-- START OF Recorded data --

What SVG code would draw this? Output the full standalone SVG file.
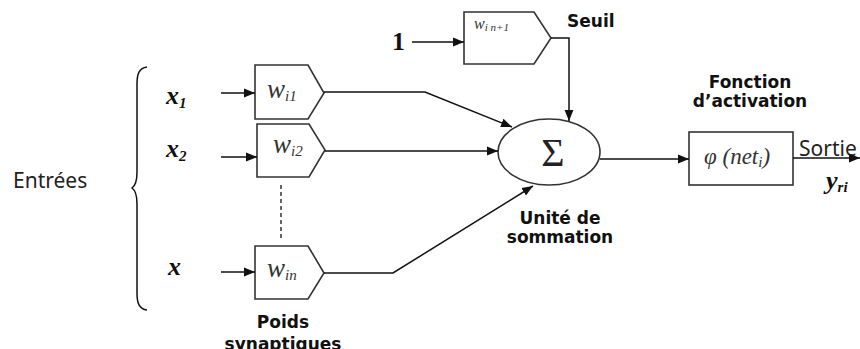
<svg xmlns="http://www.w3.org/2000/svg" width="860" height="349" viewBox="0 0 860 349">
  <style>
    .ln { fill: none; stroke: #111; stroke-width: 1.5; }
    .dash { fill: none; stroke: #333; stroke-width: 1.5; stroke-dasharray: 4 3; }
    .shape { fill: #fff; stroke: #333; stroke-width: 1.6; }
    .lbl { font-family: "DejaVu Sans", Verdana, sans-serif; font-weight: bold; font-size: 17px; fill: #111; }
    .plain { font-family: "Noto Sans", "DejaVu Sans", sans-serif; font-size: 21px; fill: #222; }
    .var { font-family: "Liberation Serif", "Times New Roman", serif; font-style: italic; font-weight: bold; font-size: 26px; fill: #111; }
    .w { font-family: "Liberation Serif", "Times New Roman", serif; font-style: italic; font-size: 27px; fill: #333; }
    .sub { font-size: 15px; }
  </style>
  <defs>
    <marker id="arr" viewBox="0 0 10 10" refX="10" refY="5" markerWidth="11" markerHeight="11" markerUnits="userSpaceOnUse" orient="auto">
      <path d="M0,1 L10,5 L0,9 Z" fill="#111"/>
    </marker>
  </defs>

  <!-- inputs label and brace -->
  <g id="inputs">
    <text class="plain" x="13" y="188">Entrées</text>
    <path class="ln" d="M147,67 C139,68 137,74 137,84 L137,172 C137,182 135,186 132,188 C135,190 137,194 137,204 L137,293 C137,303 139,309 147,310"/>
    <text class="var" x="166" y="104">x<tspan class="sub" dy="4">1</tspan></text>
    <text class="var" x="166" y="157">x<tspan class="sub" dy="4">2</tspan></text>
    <text class="var" x="168" y="275">x</text>
  </g>

  <!-- synaptic weights -->
  <g id="w1">
    <path class="shape" d="M255,65 H308 L324,93 L308,119 H255 Z"/>
    <text class="w" x="267" y="98">w<tspan class="sub" dy="3">i1</tspan></text>
  </g>
  <g id="w2">
    <path class="shape" d="M257,124 H309 L325,150 L309,177 H257 Z"/>
    <text class="w" x="273" y="153">w<tspan class="sub" dy="3">i2</tspan></text>
  </g>
  <line class="dash" x1="281" y1="185" x2="281" y2="238"/>
  <g id="wn">
    <path class="shape" d="M255,246 H308 L324,273 L308,299 H255 Z"/>
    <text class="w" x="267" y="277">w<tspan class="sub" dy="3">in</tspan></text>
  </g>
  <g id="bias">
    <text class="var" x="392" y="50" style="font-style:normal">1</text>
    <path class="shape" d="M464,12 H534 L551,38 L534,64 H464 Z"/>
    <text class="w" x="474" y="29" style="font-size:16px">w<tspan style="font-size:11px" dy="2">i n+1</tspan></text>
    <text class="lbl" x="567" y="27">Seuil</text>
  </g>
  <g id="weights-label">
    <text class="lbl" x="283" y="328" text-anchor="middle">Poids</text>
    <text class="lbl" x="283" y="350" text-anchor="middle">synaptiques</text>
  </g>

  <!-- summation unit -->
  <g id="sum">
    <ellipse class="shape" cx="549" cy="152" rx="51" ry="33"/>
    <text x="553" y="166" text-anchor="middle" style="font-family:'Liberation Serif',serif;font-size:40px;fill:#222">Σ</text>
    <text class="lbl" x="560" y="224" text-anchor="middle">Unité de</text>
    <text class="lbl" x="560" y="243" text-anchor="middle">sommation</text>
  </g>

  <!-- activation function -->
  <g id="activation">
    <text class="lbl" x="750" y="88" text-anchor="middle">Fonction</text>
    <text class="lbl" x="750" y="107" text-anchor="middle">d’activation</text>
    <rect class="shape" x="689" y="132" width="104" height="53"/>
    <text class="w" x="704" y="164" style="font-size:23px">φ (net<tspan class="sub" dy="3">i</tspan><tspan dy="-3">)</tspan></text>
  </g>

  <!-- output -->
  <g id="output">
    <text class="plain" x="799" y="156">Sortie</text>
    <text class="var" x="826" y="189">y<tspan class="sub" dy="3">ri</tspan></text>
  </g>

  <!-- connectors -->
  <g id="connectors">
    <line class="ln" x1="221" y1="93" x2="255" y2="93" marker-end="url(#arr)"/>
    <line class="ln" x1="221" y1="157" x2="257" y2="157" marker-end="url(#arr)"/>
    <line class="ln" x1="221" y1="272" x2="255" y2="272" marker-end="url(#arr)"/>
    <line class="ln" x1="412" y1="42" x2="464" y2="42" marker-end="url(#arr)"/>
    <path class="ln" d="M324,92 H425 L512,127" marker-end="url(#arr)"/>
    <path class="ln" d="M325,151 H498" marker-end="url(#arr)"/>
    <path class="ln" d="M324,273 H393 L533,186" marker-end="url(#arr)"/>
    <path class="ln" d="M551,38 H569 V121" marker-end="url(#arr)"/>
    <path class="ln" d="M600,159 H689" marker-end="url(#arr)"/>
    <path class="ln" d="M793,158 H860" marker-end="url(#arr)"/>
  </g>
</svg>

-- END OF Recorded data --

Do not include the images; transcribe the rest of the listing exactly.

What SVG code would draw this? Output the full standalone SVG file.
<svg xmlns="http://www.w3.org/2000/svg" width="860" height="349" viewBox="0 0 860 349">
  <style>
    .ln { fill: none; stroke: #111; stroke-width: 1.5; }
    .dash { fill: none; stroke: #333; stroke-width: 1.5; stroke-dasharray: 4 3; }
    .shape { fill: #fff; stroke: #333; stroke-width: 1.6; }
    .lbl { font-family: "DejaVu Sans", Verdana, sans-serif; font-weight: bold; font-size: 17px; fill: #111; }
    .plain { font-family: "Noto Sans", "DejaVu Sans", sans-serif; font-size: 21px; fill: #222; }
    .var { font-family: "Liberation Serif", "Times New Roman", serif; font-style: italic; font-weight: bold; font-size: 26px; fill: #111; }
    .w { font-family: "Liberation Serif", "Times New Roman", serif; font-style: italic; font-size: 27px; fill: #333; }
    .sub { font-size: 15px; }
  </style>
  <defs>
    <marker id="arr" viewBox="0 0 10 10" refX="10" refY="5" markerWidth="11" markerHeight="11" markerUnits="userSpaceOnUse" orient="auto">
      <path d="M0,1 L10,5 L0,9 Z" fill="#111"/>
    </marker>
  </defs>

  <!-- inputs label and brace -->
  <g id="inputs">
    <text class="plain" x="13" y="188">Entrées</text>
    <path class="ln" d="M147,67 C139,68 137,74 137,84 L137,172 C137,182 135,186 132,188 C135,190 137,194 137,204 L137,293 C137,303 139,309 147,310"/>
    <text class="var" x="166" y="104">x<tspan class="sub" dy="4">1</tspan></text>
    <text class="var" x="166" y="157">x<tspan class="sub" dy="4">2</tspan></text>
    <text class="var" x="168" y="275">x</text>
  </g>

  <!-- synaptic weights -->
  <g id="w1">
    <path class="shape" d="M255,65 H308 L324,93 L308,119 H255 Z"/>
    <text class="w" x="267" y="98">w<tspan class="sub" dy="3">i1</tspan></text>
  </g>
  <g id="w2">
    <path class="shape" d="M257,124 H309 L325,150 L309,177 H257 Z"/>
    <text class="w" x="273" y="153">w<tspan class="sub" dy="3">i2</tspan></text>
  </g>
  <line class="dash" x1="281" y1="185" x2="281" y2="238"/>
  <g id="wn">
    <path class="shape" d="M255,246 H308 L324,273 L308,299 H255 Z"/>
    <text class="w" x="267" y="277">w<tspan class="sub" dy="3">in</tspan></text>
  </g>
  <g id="bias">
    <text class="var" x="392" y="50" style="font-style:normal">1</text>
    <path class="shape" d="M464,12 H534 L551,38 L534,64 H464 Z"/>
    <text class="w" x="474" y="29" style="font-size:16px">w<tspan style="font-size:11px" dy="2">i n+1</tspan></text>
    <text class="lbl" x="567" y="27">Seuil</text>
  </g>
  <g id="weights-label">
    <text class="lbl" x="283" y="328" text-anchor="middle">Poids</text>
    <text class="lbl" x="283" y="350" text-anchor="middle">synaptiques</text>
  </g>

  <!-- summation unit -->
  <g id="sum">
    <ellipse class="shape" cx="549" cy="152" rx="51" ry="33"/>
    <text x="553" y="166" text-anchor="middle" style="font-family:'Liberation Serif',serif;font-size:40px;fill:#222">Σ</text>
    <text class="lbl" x="560" y="224" text-anchor="middle">Unité de</text>
    <text class="lbl" x="560" y="243" text-anchor="middle">sommation</text>
  </g>

  <!-- activation function -->
  <g id="activation">
    <text class="lbl" x="750" y="88" text-anchor="middle">Fonction</text>
    <text class="lbl" x="750" y="107" text-anchor="middle">d’activation</text>
    <rect class="shape" x="689" y="132" width="104" height="53"/>
    <text class="w" x="704" y="164" style="font-size:23px">φ (net<tspan class="sub" dy="3">i</tspan><tspan dy="-3">)</tspan></text>
  </g>

  <!-- output -->
  <g id="output">
    <text class="plain" x="799" y="156">Sortie</text>
    <text class="var" x="826" y="189">y<tspan class="sub" dy="3">ri</tspan></text>
  </g>

  <!-- connectors -->
  <g id="connectors">
    <line class="ln" x1="221" y1="93" x2="255" y2="93" marker-end="url(#arr)"/>
    <line class="ln" x1="221" y1="157" x2="257" y2="157" marker-end="url(#arr)"/>
    <line class="ln" x1="221" y1="272" x2="255" y2="272" marker-end="url(#arr)"/>
    <line class="ln" x1="412" y1="42" x2="464" y2="42" marker-end="url(#arr)"/>
    <path class="ln" d="M324,92 H425 L512,127" marker-end="url(#arr)"/>
    <path class="ln" d="M325,151 H498" marker-end="url(#arr)"/>
    <path class="ln" d="M324,273 H393 L533,186" marker-end="url(#arr)"/>
    <path class="ln" d="M551,38 H569 V121" marker-end="url(#arr)"/>
    <path class="ln" d="M600,159 H689" marker-end="url(#arr)"/>
    <path class="ln" d="M793,158 H860" marker-end="url(#arr)"/>
  </g>
</svg>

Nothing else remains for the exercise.